There's "folk music" in greg stephens' sense:
"I do strongly believe it is very very very difficult for a classically trained musician to play folk music"

There's "folk music" in Don Firth's sense:
"I take a dim view of people who try to discourage others from taking lessons or say that formal training will spoil you for folk music."

What is going on? Is this a tomato/tomahto thing or is there more to it than that?

The "what is folk music?" threads are notorious on mudcat.
So, I am not interested in choosing between greg and Don. I am not interested in praising one for the correct use of the term and damning the other for misusing the term.

Also, I am not interested in clarifying Don's use of the term. He can do way better than me.

I am interested in clarifying greg's use of the term because he and I are more or less in the same camp.

So.......

Consider if you will, "Devil ate the groundhog", a tune played by central WV fiddlers and Eastern KY fiddlers.

Even if a central WV fiddler and an Eastern KY fiddler play exactly the same notes, the performances will sound very different. So who's doing it right?

Neither, and both.

It is these delicious differences that lead me to disagree completely with Richard Dyer-Bennet when he says "The value lies inherent in the song, not in the regional mannerisms or colloquialisms."

The problem with Rick D-B's claim is the word "The" in the phrase "The value". I claim that "value" is much more complicated than he thinks.

I agree that there is "a" value which is "inherent in the song". "Devil ate the groundhog" is a great tune in and of itself and independent of "regional mannerisms or colloquialisms." But that is just one aspect or level of the song's value. In some situations it might not even be the more important one.

"Devil ate the groundhog" as performed by Paul David Smith (Eastern KY fiddler) has whole new layers or aspects of value. It's the precisely the "regional mannerism or colloquialisms" that Paul David provides and Rick D-B dismisses that provide these additional layers or aspects of value.

So when I politely and humbly suggest (HAH!) that classical training might just possibly cause issues in the performance of folk music, this is the kind/type/sort/species/variety of folk music I am talking about.

Surely, no matter what definition one uses, Paul David Smith is clearly a folk musician and "Devil ate the groundhog" is clearly folk music. But just as clearly Paul David is not a folk musician in quite the same way that Don is a folk musician. And just as clearly "Devil ate the groundhog" as performed by Paul David is not folk music in quite the same way that "Devil ate the groundhog" as performed by Don is folk music.

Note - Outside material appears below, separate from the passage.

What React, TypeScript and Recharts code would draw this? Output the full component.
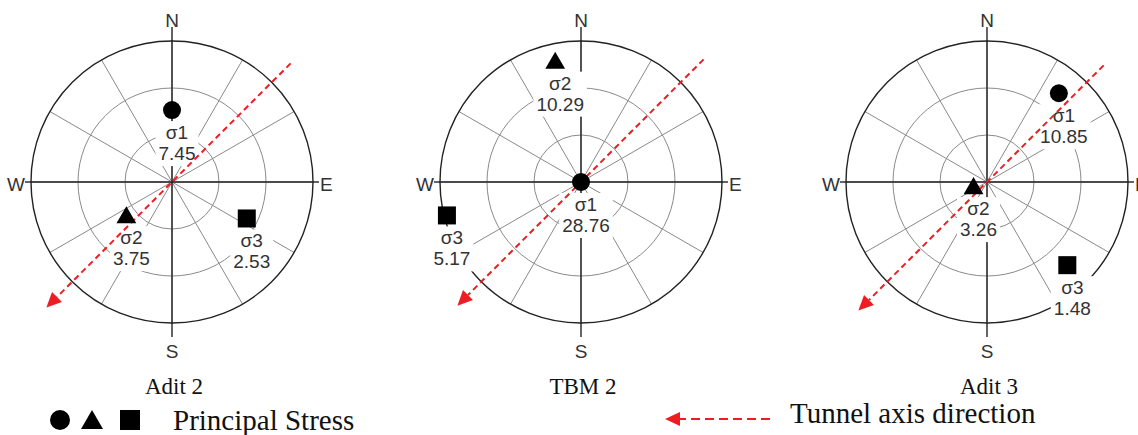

Remember, I am not denying the Don is a folk musician playing folk music, and doing a wonderful job of it.

So my point is:
IF you want to be a folk musician along the lines of Paul David rather than along the lines of Don,
More specifically,
IF you want to play the fiddle tunes of Eastern KY,
AND you only have one lifetime to do it,
AND you are not a musical ubermensch,
THEN you need to think seriously about some questions:
1) Why not cut to the chase and focus on Eastern KY fiddlers and fiddling?
2) Since you are interested in precisely the "regional mannerisms or colloquialisms" that Rick D-B and the classical music establishment are not interested in, why would you use any of the limited time, energy, and talent you have for classical training?
3) Since classical training MIGHT make it more difficult later to embody those "regional mannerisms or colloquialisms" in your playing, why bother?